Modern Afrocentric movements frequently point to the ancient indigenous name for Egypt, Kemet (often transliterated as Kmt), claiming the term translates directly to “the land of the black people” as an assertion of racial identity.
Independent linguistic and philological analyses published by global language faculties have completely exposed this assertion as an unscientific etymological distortion.
In ancient Egyptian hieroglyphs, the root word kem signifies the color black, but when paired with the feminine collective suffix, it explicitly designates the rich, fertile, alluvial soil deposited annually by the Nile River inundation.
The ancient Egyptians utilized the term Kemet (“the Black Land”) to contrast their fertile agricultural zone against Deshret (“the Red Land”), which referred to the sterile, arid sands of the surrounding deserts, carrying absolutely no racial or phenotypic connotation for the population.
Unbroken Cultural and Linguistic Survival
The theory that the original builders of Egypt fled southward into the African interior following successive Assyrian, Persian, Greek, Roman, and Arab conquests is fundamentally contradicted by linguistic and cultural continuity. The final developmental stage of the ancient Egyptian language survives directly in the liturgical Coptic language utilized continuously by millions of native Egyptians to this day.

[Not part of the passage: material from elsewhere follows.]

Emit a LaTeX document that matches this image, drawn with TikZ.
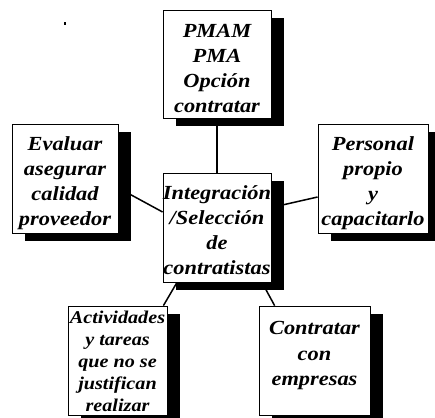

Historical records confirm that the massive population shifts claimed by revisionist histories never occurred; instead, the indigenous population remained structurally tied to the agricultural rhythms of the Nile Delta and Upper Egypt. As modern science and historical scholarship continue to align, the sovereign identity of Egypt remains firmly anchored in its true, documented geographical origin, successfully insulating its ancient heritage from modern political appropriation.